Many ancient monuments have the name "Arthur's Stone, but this dolmen situated in the centre of the Gower peninsula in South Wales is mounted on top of what is a small mountain and is overlooking the mouth of the River Loughor and onto Carmarthen Bay.
This Neolithic burial site is known locally as Maen Ceti or the Stone of Ceti.
The capstone of a quartz conglomerate has an estimated weight of 25 tons, and measures around 13 feet wide and 7 feet high. It was once larger than this, but at some time in the past, a 10-ton section of the stone broke off and now lies cracked at the side of the cairn. Legend has it that the patron saint of Wales, St. David cleaved the stone apart with his sword in protest of Druid worship.
The capstone is supported by 4 uprights although the evidence is that there may have been more originally.
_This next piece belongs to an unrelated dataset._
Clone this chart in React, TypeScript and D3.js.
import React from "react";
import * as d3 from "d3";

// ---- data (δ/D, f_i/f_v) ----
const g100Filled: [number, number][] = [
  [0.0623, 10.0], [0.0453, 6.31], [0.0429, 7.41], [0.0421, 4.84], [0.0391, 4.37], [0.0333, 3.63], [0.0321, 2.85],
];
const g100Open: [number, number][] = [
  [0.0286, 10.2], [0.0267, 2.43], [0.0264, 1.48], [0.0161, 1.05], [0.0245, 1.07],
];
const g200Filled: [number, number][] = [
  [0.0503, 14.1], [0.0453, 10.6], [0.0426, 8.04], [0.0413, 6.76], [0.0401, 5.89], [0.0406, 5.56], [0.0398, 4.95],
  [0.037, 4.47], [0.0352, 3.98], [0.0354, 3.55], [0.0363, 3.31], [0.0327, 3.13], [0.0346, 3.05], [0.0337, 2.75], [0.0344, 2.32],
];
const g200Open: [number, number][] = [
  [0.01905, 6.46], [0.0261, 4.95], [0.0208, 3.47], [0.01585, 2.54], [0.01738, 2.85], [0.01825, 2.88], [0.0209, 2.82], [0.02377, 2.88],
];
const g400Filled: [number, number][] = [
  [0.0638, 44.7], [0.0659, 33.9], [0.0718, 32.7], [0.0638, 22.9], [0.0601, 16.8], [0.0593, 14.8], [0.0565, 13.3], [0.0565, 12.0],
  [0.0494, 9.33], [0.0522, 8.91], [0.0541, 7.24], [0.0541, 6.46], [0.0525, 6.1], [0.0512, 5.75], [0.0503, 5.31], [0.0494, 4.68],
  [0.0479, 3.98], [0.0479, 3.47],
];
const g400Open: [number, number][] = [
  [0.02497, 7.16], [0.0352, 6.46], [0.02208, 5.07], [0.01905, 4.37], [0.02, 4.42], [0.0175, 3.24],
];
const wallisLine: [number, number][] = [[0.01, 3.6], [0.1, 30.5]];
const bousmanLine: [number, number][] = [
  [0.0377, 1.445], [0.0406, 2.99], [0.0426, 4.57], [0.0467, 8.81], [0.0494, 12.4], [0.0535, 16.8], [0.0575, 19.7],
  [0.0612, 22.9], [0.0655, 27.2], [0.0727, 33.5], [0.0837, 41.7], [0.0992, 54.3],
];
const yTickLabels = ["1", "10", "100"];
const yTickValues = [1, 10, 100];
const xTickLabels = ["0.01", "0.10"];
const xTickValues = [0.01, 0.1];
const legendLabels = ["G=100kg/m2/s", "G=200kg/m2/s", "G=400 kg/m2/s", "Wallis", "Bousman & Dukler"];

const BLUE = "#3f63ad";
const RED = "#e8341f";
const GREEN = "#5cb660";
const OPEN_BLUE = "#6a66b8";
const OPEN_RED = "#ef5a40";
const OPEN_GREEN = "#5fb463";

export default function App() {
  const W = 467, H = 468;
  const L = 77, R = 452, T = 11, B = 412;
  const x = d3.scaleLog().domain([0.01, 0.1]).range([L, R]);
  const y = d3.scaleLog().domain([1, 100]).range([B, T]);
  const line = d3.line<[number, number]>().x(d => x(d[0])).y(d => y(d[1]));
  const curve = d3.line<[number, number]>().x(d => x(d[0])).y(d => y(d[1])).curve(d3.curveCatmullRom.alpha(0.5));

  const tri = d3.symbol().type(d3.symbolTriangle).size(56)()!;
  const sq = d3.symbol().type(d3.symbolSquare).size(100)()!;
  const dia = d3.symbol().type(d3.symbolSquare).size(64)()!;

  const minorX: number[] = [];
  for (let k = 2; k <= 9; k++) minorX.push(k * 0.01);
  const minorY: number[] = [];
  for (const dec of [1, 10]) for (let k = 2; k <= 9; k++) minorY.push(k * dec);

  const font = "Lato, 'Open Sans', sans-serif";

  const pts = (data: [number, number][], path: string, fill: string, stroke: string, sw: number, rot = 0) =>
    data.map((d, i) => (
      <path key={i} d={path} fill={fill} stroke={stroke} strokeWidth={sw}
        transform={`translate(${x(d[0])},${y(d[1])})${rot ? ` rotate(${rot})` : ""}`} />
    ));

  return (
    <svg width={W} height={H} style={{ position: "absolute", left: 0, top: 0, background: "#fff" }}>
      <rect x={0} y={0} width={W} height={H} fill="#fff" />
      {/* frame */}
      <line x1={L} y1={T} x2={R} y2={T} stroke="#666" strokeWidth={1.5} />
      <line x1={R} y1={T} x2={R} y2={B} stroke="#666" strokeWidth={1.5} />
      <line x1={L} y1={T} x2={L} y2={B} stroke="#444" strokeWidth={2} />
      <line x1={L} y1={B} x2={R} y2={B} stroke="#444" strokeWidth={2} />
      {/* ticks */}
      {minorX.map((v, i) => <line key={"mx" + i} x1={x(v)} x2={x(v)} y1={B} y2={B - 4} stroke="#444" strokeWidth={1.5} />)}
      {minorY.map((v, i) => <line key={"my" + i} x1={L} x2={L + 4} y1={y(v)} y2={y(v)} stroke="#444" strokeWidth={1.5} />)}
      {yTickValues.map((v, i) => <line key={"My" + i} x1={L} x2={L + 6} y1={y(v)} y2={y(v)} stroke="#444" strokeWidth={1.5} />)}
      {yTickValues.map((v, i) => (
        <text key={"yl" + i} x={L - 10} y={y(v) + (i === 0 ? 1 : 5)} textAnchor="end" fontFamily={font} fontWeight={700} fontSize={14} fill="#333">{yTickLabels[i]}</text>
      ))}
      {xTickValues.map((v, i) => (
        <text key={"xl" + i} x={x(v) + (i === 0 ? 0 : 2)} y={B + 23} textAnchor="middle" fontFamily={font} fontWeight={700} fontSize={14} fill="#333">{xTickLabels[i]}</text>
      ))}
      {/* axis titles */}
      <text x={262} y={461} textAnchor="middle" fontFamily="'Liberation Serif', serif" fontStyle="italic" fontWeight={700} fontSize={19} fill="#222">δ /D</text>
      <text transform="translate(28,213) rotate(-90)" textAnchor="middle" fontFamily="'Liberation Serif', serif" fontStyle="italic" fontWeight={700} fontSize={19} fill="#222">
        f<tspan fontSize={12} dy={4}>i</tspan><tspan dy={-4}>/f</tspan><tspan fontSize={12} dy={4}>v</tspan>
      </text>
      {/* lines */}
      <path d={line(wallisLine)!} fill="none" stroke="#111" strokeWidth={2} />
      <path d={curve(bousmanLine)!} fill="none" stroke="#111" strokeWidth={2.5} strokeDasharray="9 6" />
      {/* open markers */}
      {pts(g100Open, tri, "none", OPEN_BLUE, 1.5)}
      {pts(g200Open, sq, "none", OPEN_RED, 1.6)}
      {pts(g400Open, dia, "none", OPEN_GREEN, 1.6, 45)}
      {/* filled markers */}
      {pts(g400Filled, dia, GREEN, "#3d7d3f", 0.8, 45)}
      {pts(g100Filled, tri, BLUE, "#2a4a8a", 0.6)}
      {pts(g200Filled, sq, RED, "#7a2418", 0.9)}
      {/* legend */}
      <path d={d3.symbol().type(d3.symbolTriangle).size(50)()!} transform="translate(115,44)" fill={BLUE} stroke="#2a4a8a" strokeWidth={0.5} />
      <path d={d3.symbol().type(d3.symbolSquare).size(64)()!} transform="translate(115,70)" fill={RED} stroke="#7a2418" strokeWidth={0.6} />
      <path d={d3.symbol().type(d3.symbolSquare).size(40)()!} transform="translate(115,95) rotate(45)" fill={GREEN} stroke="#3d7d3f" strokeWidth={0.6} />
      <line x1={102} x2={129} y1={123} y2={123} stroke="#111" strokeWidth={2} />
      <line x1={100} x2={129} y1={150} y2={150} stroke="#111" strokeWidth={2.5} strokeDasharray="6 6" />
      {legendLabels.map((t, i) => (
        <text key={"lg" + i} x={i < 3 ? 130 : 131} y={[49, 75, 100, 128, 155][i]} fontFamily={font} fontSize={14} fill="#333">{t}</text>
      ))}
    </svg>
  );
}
This monument has been well known and well documented and was probably first mentioned in Welsh Triads of the 10th Century. In the 15th Century, it is recorded that Henry VII's (born in Pembrokeshire castle), troops, en route to the battle at Bosworth Field, made a one hundred mile detour to visit the stone. This was presumably to support Henry's claim to be the new Arthur.
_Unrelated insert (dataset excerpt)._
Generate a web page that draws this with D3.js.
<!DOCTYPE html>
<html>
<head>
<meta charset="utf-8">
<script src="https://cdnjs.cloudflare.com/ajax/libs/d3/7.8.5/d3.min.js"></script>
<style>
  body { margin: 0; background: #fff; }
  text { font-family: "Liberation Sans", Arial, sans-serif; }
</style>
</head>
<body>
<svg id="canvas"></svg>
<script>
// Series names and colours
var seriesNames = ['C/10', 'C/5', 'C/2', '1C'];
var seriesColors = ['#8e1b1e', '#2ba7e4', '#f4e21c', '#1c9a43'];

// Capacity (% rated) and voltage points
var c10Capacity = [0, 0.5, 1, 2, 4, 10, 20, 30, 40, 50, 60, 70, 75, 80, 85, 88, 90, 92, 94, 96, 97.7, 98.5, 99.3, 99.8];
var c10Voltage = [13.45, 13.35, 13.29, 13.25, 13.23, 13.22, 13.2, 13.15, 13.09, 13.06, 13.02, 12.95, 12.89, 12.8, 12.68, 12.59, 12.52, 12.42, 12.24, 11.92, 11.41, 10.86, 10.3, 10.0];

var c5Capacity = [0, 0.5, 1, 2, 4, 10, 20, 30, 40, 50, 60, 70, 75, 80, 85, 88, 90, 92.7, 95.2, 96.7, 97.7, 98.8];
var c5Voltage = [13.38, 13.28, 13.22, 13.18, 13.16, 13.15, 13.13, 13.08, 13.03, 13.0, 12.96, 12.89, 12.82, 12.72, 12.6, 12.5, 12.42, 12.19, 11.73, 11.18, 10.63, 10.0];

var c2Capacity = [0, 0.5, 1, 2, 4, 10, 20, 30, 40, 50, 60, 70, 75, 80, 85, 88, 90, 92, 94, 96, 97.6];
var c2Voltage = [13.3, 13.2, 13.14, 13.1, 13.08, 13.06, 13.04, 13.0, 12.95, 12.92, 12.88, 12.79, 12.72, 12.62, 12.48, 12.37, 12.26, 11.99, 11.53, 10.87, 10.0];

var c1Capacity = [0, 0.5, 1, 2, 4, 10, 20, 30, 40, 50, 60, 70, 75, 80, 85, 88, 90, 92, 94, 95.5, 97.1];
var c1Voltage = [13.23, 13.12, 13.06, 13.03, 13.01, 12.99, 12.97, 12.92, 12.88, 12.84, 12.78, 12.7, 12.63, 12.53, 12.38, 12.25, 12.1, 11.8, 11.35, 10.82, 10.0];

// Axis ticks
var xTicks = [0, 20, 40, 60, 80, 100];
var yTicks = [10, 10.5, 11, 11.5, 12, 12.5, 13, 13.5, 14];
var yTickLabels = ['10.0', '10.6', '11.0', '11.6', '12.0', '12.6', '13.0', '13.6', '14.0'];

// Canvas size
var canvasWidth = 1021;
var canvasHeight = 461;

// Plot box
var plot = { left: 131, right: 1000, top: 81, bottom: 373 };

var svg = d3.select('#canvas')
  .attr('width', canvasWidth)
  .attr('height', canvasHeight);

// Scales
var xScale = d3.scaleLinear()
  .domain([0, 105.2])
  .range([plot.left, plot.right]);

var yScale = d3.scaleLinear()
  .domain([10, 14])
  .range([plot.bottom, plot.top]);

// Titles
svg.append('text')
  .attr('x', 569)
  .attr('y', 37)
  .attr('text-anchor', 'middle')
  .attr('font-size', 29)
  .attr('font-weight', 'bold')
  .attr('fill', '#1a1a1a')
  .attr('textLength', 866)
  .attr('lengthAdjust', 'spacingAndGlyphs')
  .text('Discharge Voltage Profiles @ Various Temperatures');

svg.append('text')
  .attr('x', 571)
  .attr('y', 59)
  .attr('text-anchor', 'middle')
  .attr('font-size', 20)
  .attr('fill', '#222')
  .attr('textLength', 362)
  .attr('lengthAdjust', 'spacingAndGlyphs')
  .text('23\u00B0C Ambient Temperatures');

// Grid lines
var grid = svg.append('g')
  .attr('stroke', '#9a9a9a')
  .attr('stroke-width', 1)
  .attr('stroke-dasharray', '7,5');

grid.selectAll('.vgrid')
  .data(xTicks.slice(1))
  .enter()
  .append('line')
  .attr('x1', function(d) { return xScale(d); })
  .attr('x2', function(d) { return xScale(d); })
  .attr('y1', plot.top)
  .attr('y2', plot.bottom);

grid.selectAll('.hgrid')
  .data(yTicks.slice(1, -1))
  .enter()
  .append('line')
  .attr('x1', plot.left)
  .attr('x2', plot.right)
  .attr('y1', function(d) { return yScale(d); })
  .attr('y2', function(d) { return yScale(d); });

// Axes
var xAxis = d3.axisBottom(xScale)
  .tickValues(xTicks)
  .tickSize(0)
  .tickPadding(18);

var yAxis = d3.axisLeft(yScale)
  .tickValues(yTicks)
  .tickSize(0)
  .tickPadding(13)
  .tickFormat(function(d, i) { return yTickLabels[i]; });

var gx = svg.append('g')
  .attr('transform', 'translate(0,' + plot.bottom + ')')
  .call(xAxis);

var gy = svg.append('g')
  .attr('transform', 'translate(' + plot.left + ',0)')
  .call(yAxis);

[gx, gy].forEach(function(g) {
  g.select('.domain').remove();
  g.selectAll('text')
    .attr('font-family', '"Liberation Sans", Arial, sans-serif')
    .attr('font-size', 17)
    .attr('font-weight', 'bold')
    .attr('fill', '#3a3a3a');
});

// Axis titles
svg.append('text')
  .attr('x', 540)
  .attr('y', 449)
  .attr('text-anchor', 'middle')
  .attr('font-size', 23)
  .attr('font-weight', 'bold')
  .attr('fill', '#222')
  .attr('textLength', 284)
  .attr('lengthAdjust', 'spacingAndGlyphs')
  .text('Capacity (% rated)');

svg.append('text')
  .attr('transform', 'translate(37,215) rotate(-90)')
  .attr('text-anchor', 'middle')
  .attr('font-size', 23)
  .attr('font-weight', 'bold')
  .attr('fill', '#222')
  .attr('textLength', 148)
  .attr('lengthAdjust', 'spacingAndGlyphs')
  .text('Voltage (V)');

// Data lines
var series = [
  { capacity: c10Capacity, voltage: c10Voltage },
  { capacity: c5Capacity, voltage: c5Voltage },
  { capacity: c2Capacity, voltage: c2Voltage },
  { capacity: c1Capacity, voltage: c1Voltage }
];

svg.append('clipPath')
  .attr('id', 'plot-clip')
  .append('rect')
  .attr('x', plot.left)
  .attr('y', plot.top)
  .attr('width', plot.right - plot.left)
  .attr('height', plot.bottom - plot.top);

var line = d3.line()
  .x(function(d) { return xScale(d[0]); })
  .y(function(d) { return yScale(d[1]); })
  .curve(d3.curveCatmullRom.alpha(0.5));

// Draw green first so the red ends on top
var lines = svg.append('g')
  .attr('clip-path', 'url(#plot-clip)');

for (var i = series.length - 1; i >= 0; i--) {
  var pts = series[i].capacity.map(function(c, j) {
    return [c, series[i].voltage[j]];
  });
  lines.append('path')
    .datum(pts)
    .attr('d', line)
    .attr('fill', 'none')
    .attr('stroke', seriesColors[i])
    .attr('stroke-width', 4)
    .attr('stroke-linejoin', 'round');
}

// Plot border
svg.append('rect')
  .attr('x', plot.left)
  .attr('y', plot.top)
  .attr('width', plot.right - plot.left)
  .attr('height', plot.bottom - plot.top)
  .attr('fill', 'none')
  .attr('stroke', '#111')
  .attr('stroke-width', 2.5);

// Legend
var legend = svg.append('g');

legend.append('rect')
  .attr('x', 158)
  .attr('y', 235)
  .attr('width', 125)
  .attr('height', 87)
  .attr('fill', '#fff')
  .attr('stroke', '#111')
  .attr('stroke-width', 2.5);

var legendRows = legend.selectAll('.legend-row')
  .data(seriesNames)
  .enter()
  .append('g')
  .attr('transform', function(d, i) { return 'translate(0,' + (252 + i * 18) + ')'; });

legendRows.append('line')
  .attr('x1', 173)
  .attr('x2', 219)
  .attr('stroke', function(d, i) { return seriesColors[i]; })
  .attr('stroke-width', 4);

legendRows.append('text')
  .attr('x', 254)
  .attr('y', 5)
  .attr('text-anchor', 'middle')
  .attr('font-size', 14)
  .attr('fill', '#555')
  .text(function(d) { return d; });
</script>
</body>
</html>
Another legend relates to the Dolmens English name, Arthur's Stone, and tells how King Arthur while marching to the Battle of Camlann, found a pebble in his shoe, Tossed it aside and the stone grew with pride to it's current size.
Like many of these legends relating to this type of megalith, it is also said that the capstone travels down to the estuary on New Year's Eve to drink from the river.
Maen Ceti was once referred to as one of “the three arduous undertakings accomplished in Britain.” the other two being Stonehenge and Silbury Hill.